Pre-Seed Red Flags
The subtle signals that can weaken a pre-seed fundraise before the pitch is over.
After looking at hundreds of pre-seed pitch decks, I have noticed a few patterns that are not obvious, separating the top quartile founders from the rest.
The interesting part is that the signals are not always in the deck.
They show up around the company.
The website. The way a founder takes feedback. The speed at which they respond when there is momentum. The pride they take in the details.
None of these things decide the company on their own. But they do tell you something about how the founder thinks.
1. The Website Blends Into The Crowd
This may sound superficial until you see the same pattern enough times. A founder sends a deck. The idea is interesting. The market is technical. Then you open the website and it looks like it was made in five minutes.

First impressions do not need to be perfect. They do need to feel intentional.
Generic Lovable template. Vague copy. Same gradient header. No real point of view. Nothing that tells you who this is for or why it matters.
The issue is not that the website is not aesthetic. The issue is that it feels careless.
A website does not need to win design awards. It does need to show that the founder thought about how the company is understood from the outside. Who it is for. What problem it owns. Why this should matter now.
That level of care usually shows up elsewhere. So does the lack of it.
2. The Founder Knows How To Filter Feedback
Being coachable is good. Being too coachable is a problem.
I have seen founders take every piece of feedback at surface level, nod along, and come back having changed the business based on one conversation. That is not conviction. That is outsourcing judgment.
Strong founders listen carefully, but they do not lose the thread. They know their market well enough to understand which feedback applies, which feedback does not, and which feedback is directionally useful but wrong in the details.

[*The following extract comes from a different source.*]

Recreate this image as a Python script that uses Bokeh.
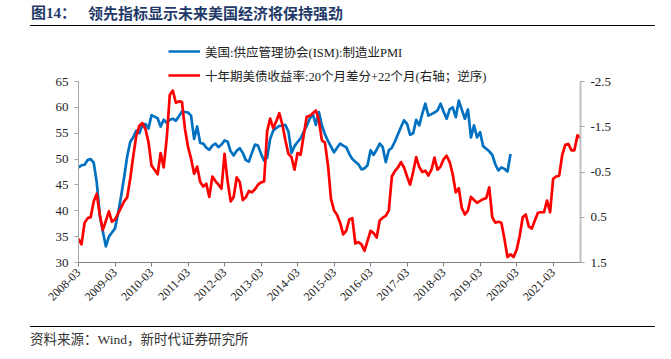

They can say, “I see why you think that, but here is what we are seeing from customers.”
That matters. If I feel like I am teaching a founder their own vertical, something is off. The founder should be the subject matter expert, even when the company is early.
Conviction does not mean being stubborn. It means knowing what to hold onto while still being willing to learn.
3. They Confuse Slow Replies With Leverage
Slow communication does not create FOMO. It creates friction.
I have seen investor interest fade because a founder took too long to reply. Not because the investor stopped caring completely, but because the energy around the conversation changed.
Fundraising is already hard. Do not make people chase you.
If an investor sends a message on a weekend and you wait until Monday to respond, that sends a signal. Maybe that sounds harsh, but early-stage founders do not really get a clean Monday-to-Friday rhythm, especially during a fundraise.

Early-stage urgency is not about performative hustle. It is about knowing what cannot wait.
Take the time to rest, but know what needs to be prioritized, and as a founder you cannot entirely disconnect in the early days.
Founders who raise well usually understand this. They protect momentum when it appears.
4. The Numbers Move Faster Than The Plan
Early financial projections are not about being right. They are about protecting credibility.
This is where a lot of early decks lose me. A company has little to no revenue, then the projections slide shows millions in revenue by year two with no clear bridge for how they get there.
That does not read as ambition. It reads as a guess dressed up as a model.
At pre-seed, I would rather see a thoughtful go-to-market slide than a haphazard projections slide. What channels are you testing? What experiments are running right now? What has worked? What has failed? What have you learned about how customers actually buy?
That tells me much more than a revenue curve with no operating logic behind it.
Founders who raise well understand that credibility is built in the assumptions. If the projections are aggressive, the path needs to be clear. If the path is still unknown, the deck should be honest about what is being tested.
At pre-seed, investors are not just underwriting the idea. They are underwriting the judgment behind it.